● **WHAT THIS TASK INVOLVES**: Give back exactly the lines from the beginning of the listing below to the line holding "import * as", both ends included; the pictures stay out.
# Start of DATASET SECTION
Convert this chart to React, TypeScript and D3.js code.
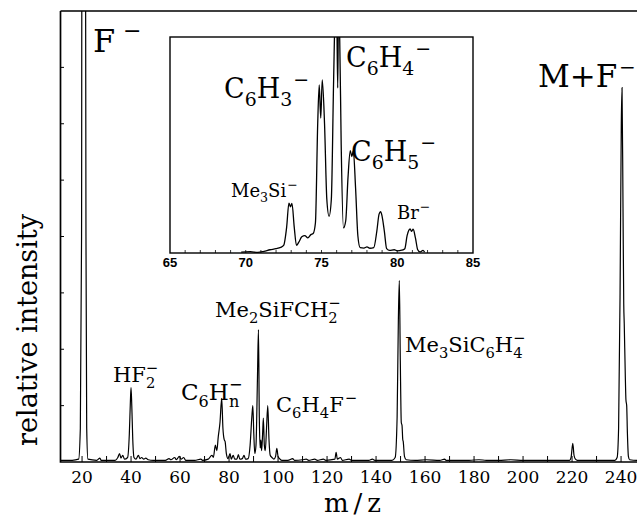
import React from "react";
import * as d3 from "d3";

// main spectrum (m/z, intensity in axis units 0..8)
const mainMz = [
  11, 16, 18.6, 19.3, 19.8, 20, 21.3, 21.6, 21.9, 22.4, 26, 27.3, 27.8, 33.5, 34.6, 35.3, 35.9, 36.6, 37.3,
  38.6, 39.3, 39.75, 40, 40.3, 40.7, 41.2, 42, 43, 43.6, 44.3, 45.2, 46, 47, 49, 54, 55.5, 56.3, 57.8, 58.5,
  59.7, 60.4, 61.5, 62.3, 66, 68.5, 69.2, 71.5, 73, 73.6, 74.4, 75, 75.6, 76.3, 77, 77.5, 78, 78.4, 78.9,
  79.6, 80.4, 80.9, 81.7, 82.3, 83.2, 83.8, 84.4, 85.4, 86.1, 86.7, 87.8, 88.6, 89.3, 89.7, 90.1, 90.5, 91,
  91.6, 92, 92.35, 92.7, 93, 93.3, 93.7, 94, 94.4, 94.8, 95.3, 95.8, 96.3, 96.8, 97.5, 98.3, 99, 99.5, 100,
  100.6, 101.5, 104, 106, 106.7, 110, 111.5, 112.5, 115, 116, 118.5, 119.5, 123.2, 123.7, 124.2, 125.5,
  126.2, 129, 130, 137, 138.5, 139.5, 146.5, 147.8, 148.6, 149.1, 149.5, 149.9, 150.3, 150.6, 150.9, 151.1,
  151.6, 152.3, 156, 160.5, 166, 168, 168.6, 178, 182, 185, 190, 195, 200, 207, 219, 219.6, 220.3, 220.8,
  221.4, 222.2, 230, 237.5, 238.4, 239, 239.6, 240.1, 240.4, 240.8, 241.1, 241.3, 241.7, 242, 242.3, 242.6,
  243, 243.5, 246.5, 250,
];
const mainInt = [
  0.03, 0.03, 0.05, 0.6, 4, 12, 12, 4, 0.6, 0.05, 0.03, 0.07, 0.03, 0.03, 0.08, 0.15, 0.07, 0.12, 0.05,
  0.08, 0.5, 1.1, 1.32, 1.0, 0.4, 0.08, 0.05, 0.12, 0.06, 0.08, 0.05, 0.07, 0.04, 0.03, 0.03, 0.06, 0.04, 0.08, 0.04,
  0.1, 0.05, 0.08, 0.03, 0.03, 0.05, 0.03, 0.05, 0.12, 0.08, 0.3, 0.2, 0.45, 0.7, 1.13, 0.6, 0.4, 0.36, 0.15,
  0.06, 0.15, 0.05, 0.12, 0.05, 0.05, 0.13, 0.05, 0.06, 0.12, 0.05, 0.06, 0.3, 0.8, 1.0, 0.5, 0.15, 0.3,
  1.5, 2.35, 0.8, 0.25, 0.39, 0.2, 0.5, 0.78, 0.3, 0.2, 0.6, 1.0, 0.4, 0.12, 0.08, 0.05, 0.1, 0.24, 0.1,
  0.06, 0.03, 0.03, 0.06, 0.03, 0.04, 0.05, 0.03, 0.05, 0.03, 0.05, 0.03, 0.05, 0.17, 0.05, 0.08,
  0.03, 0.05, 0.03, 0.03, 0.05, 0.03, 0.03, 0.08, 0.8, 2.5, 3.22, 1.8, 0.7, 0.65, 0.4, 0.36,
  0.1, 0.04, 0.03, 0.04, 0.03, 0.05, 0.03, 0.03, 0.04, 0.03, 0.03, 0.04, 0.03, 0.03, 0.03, 0.08, 0.33, 0.12,
  0.05, 0.03, 0.03, 0.03, 0.08, 0.6, 3.0, 6.0, 6.64, 4.5, 2.8, 2.46, 1.6, 1.1, 1.0, 0.5,
  0.1, 0.04, 0.03, 0.03,
];

// inset, m/z 65-85 (intensity in % of inset height)
const insetMz = [
  69.7, 70.3, 70.8, 71.2, 71.6, 72, 72.3, 72.5, 72.7, 72.85, 72.95, 73.05, 73.2, 73.35, 73.5, 73.7, 73.9, 74.1,
  74.3, 74.45, 74.6, 74.75, 74.85, 74.95, 75.05, 75.2, 75.35, 75.5, 75.65, 75.8, 75.9, 76, 76.07, 76.12, 76.2,
  76.3, 76.45, 76.6, 76.75, 76.9, 77, 77.1, 77.25, 77.4, 77.55, 77.8, 78, 78.2, 78.45, 78.65, 78.8, 78.9, 79,
  79.15, 79.3, 79.5, 79.8, 80, 80.3, 80.5, 80.65, 80.85, 80.95, 81.05, 81.2, 81.35, 81.5, 81.7, 81.8,
];
const insetInt = [
  0.4, 0.6, 0.3, 0.8, 1.5, 2, 2.6, 3.5, 12, 23.1, 21.4, 23, 12, 3.5, 5, 7.5, 8, 7,
  8.5, 9, 14, 60, 77.8, 62.5, 80.1, 60, 25, 17, 25, 80, 110, 112, 76.4, 110, 100,
  50, 11.6, 15, 35, 47.4, 44.6, 47.4, 30, 8, 2.5, 2.3, 2.8, 2.2, 2.5, 10, 18, 19.1, 17,
  10, 2, 1.2, 1.5, 1, 1.3, 2, 8, 11.1, 10, 11, 7, 1.5, 0.5, 1.2, 0.4,
];

const mzTickLabels = [20, 40, 60, 80, 100, 120, 140, 160, 180, 200, 220, 240];
const insetTickLabels = [65, 70, 75, 80, 85];

const serif = "'DejaVu Serif', serif";

// main plot
const x = d3.scaleLinear().domain([11, 250]).range([60, 60 + 239 * 2.45]);
const y = d3.scaleLinear().domain([0, 8]).range([462, 11]);
// inset
const xi = d3.scaleLinear().domain([65, 85]).range([170, 473]);
const yi = d3.scaleLinear().domain([0, 100]).range([253, 37]);

const mainLine = d3
  .line<number>()
  .x((d, i) => x(mainMz[i]))
  .y((d) => y(d))
  .curve(d3.curveMonotoneX);

const insetLine = d3
  .line<number>()
  .x((d, i) => xi(insetMz[i]))
  .y((d) => yi(d))
  .curve(d3.curveMonotoneX);

// formula parts: n normal, b subscript, p superscript, s superscript stacked over previous subscript
type Part = [string, "n" | "b" | "p" | "s"];

function Chem({ parts, x0, y0, fs }: { parts: Part[]; x0: number; y0: number; fs: number }) {
  const small = fs * 0.7;
  return (
    <text x={x0} y={y0} fontSize={fs} fontFamily={serif} fill="#000">
      {parts.map(([t, k], i) => {
        if (k === "n") return <tspan key={i} y={y0} fontSize={fs}>{t}</tspan>;
        if (k === "b") return <tspan key={i} y={y0 + fs * 0.3} fontSize={small}>{t}</tspan>;
        const prev = parts[i - 1][0];
        const dx = k === "s" ? -prev.length * 0.64 * small : 1;
        return (
          <tspan key={i} dx={dx} y={y0 - fs * 0.45} fontSize={small}>{t}</tspan>
        );
      })}
    </text>
  );
}

export default function App() {
  const mainTicks = d3.range(20, 250, 10);
  const yTicks = d3.range(1, 8);
  const insetTicks = d3.range(66, 85, 1);

  return (
    <svg
      width={637}
      height={518}
      style={{ position: "absolute", left: 0, top: 0, background: "#fff" }}
    >
      <defs>
        <clipPath id="mainClip">
          <rect x={60} y={11} width={600} height={451} />
        </clipPath>
        <clipPath id="insetClip">
          <rect x={170} y={37} width={303} height={216} />
        </clipPath>
      </defs>

      {/* main frame */}
      <path d="M60.5,11 L60.5,462 L660,462 M60.5,11 L660,11" fill="none" stroke="#000" strokeWidth={1.7} />
      {mainTicks.map((t) => (
        <line key={t} x1={x(t)} x2={x(t)} y1={462} y2={456} stroke="#000" strokeWidth={1} />
      ))}
      {yTicks.map((t) => (
        <line key={t} x1={60} x2={64} y1={y(t)} y2={y(t)} stroke="#000" strokeWidth={1} />
      ))}
      {mzTickLabels.map((t) => (
        <text key={t} x={x(t)} y={483} textAnchor="middle" fontSize={17} fontFamily={serif}>
          {t}
        </text>
      ))}

      <path d={mainLine(mainInt) ?? ""} fill="none" stroke="#000" strokeWidth={1.2}
        clipPath="url(#mainClip)" />

      {/* axis titles */}
      <text transform="translate(37,330) rotate(-90)" textAnchor="middle" fontSize={27} fontFamily={serif}>
        relative intensity
      </text>
      <text x={355} y={512} textAnchor="middle" fontSize={26} fontFamily={serif} letterSpacing={5}>
        m/z
      </text>

      {/* peak labels, main */}
      <text x={93} y={52} fontSize={32} fontFamily={serif}>F</text>
      <text x={123} y={38} fontSize={22} fontFamily={serif}>−</text>
      <text x={538} y={87} fontSize={31} fontFamily={serif}>M+F</text>
      <text x={619} y={74} fontSize={20} fontFamily={serif}>−</text>
      <Chem x0={113} y0={382} fs={21} parts={[["HF", "n"], ["2", "b"], ["−", "s"]]} />
      <Chem x0={181} y0={400} fs={23} parts={[["C", "n"], ["6", "b"], ["H", "n"], ["n", "b"], ["−", "s"]]} />
      <Chem x0={215} y0={317} fs={21}
        parts={[["Me", "n"], ["2", "b"], ["SiFCH", "n"], ["2", "b"], ["−", "s"]]} />
      <Chem x0={276} y0={412} fs={21}
        parts={[["C", "n"], ["6", "b"], ["H", "n"], ["4", "b"], ["F", "n"], ["−", "p"]]} />
      <Chem x0={405} y0={352} fs={21}
        parts={[["Me", "n"], ["3", "b"], ["SiC", "n"], ["6", "b"], ["H", "n"], ["4", "b"], ["−", "s"]]} />

      {/* inset */}
      <rect x={170} y={37} width={303} height={216} fill="#fff" stroke="#000" strokeWidth={1.4} />
      {insetTicks.map((t) => (
        <line key={t} x1={xi(t)} x2={xi(t)} y1={253} y2={250} stroke="#000" strokeWidth={0.8} />
      ))}
      {insetTickLabels.map((t) => (
        <text key={t} x={xi(t)} y={267} textAnchor="middle" fontSize={13} fontWeight="bold"
          fontFamily="'Liberation Sans', Arial, sans-serif">
          {t}
        </text>
      ))}
      <path d={insetLine(insetInt) ?? ""} fill="none" stroke="#000" strokeWidth={1.3}
        clipPath="url(#insetClip)" />

      <Chem x0={224} y0={98} fs={27} parts={[["C", "n"], ["6", "b"], ["H", "n"], ["3", "b"], ["−", "p"]]} />
      <Chem x0={346} y0={67} fs={27} parts={[["C", "n"], ["6", "b"], ["H", "n"], ["4", "b"], ["−", "p"]]} />
      <Chem x0={351} y0={161} fs={27} parts={[["C", "n"], ["6", "b"], ["H", "n"], ["5", "b"], ["−", "p"]]} />
      <Chem x0={231} y0={197} fs={18} parts={[["Me", "n"], ["3", "b"], ["Si", "n"], ["−", "p"]]} />
      <Chem x0={397} y0={219} fs={18} parts={[["Br", "n"], ["−", "p"]]} />
    </svg>
  );
}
# End of DATASET SECTION
● **RESULT OF THE EXERCISE**:
Convert this chart to React, TypeScript and D3.js code.
import React from "react";
import * as d3 from "d3";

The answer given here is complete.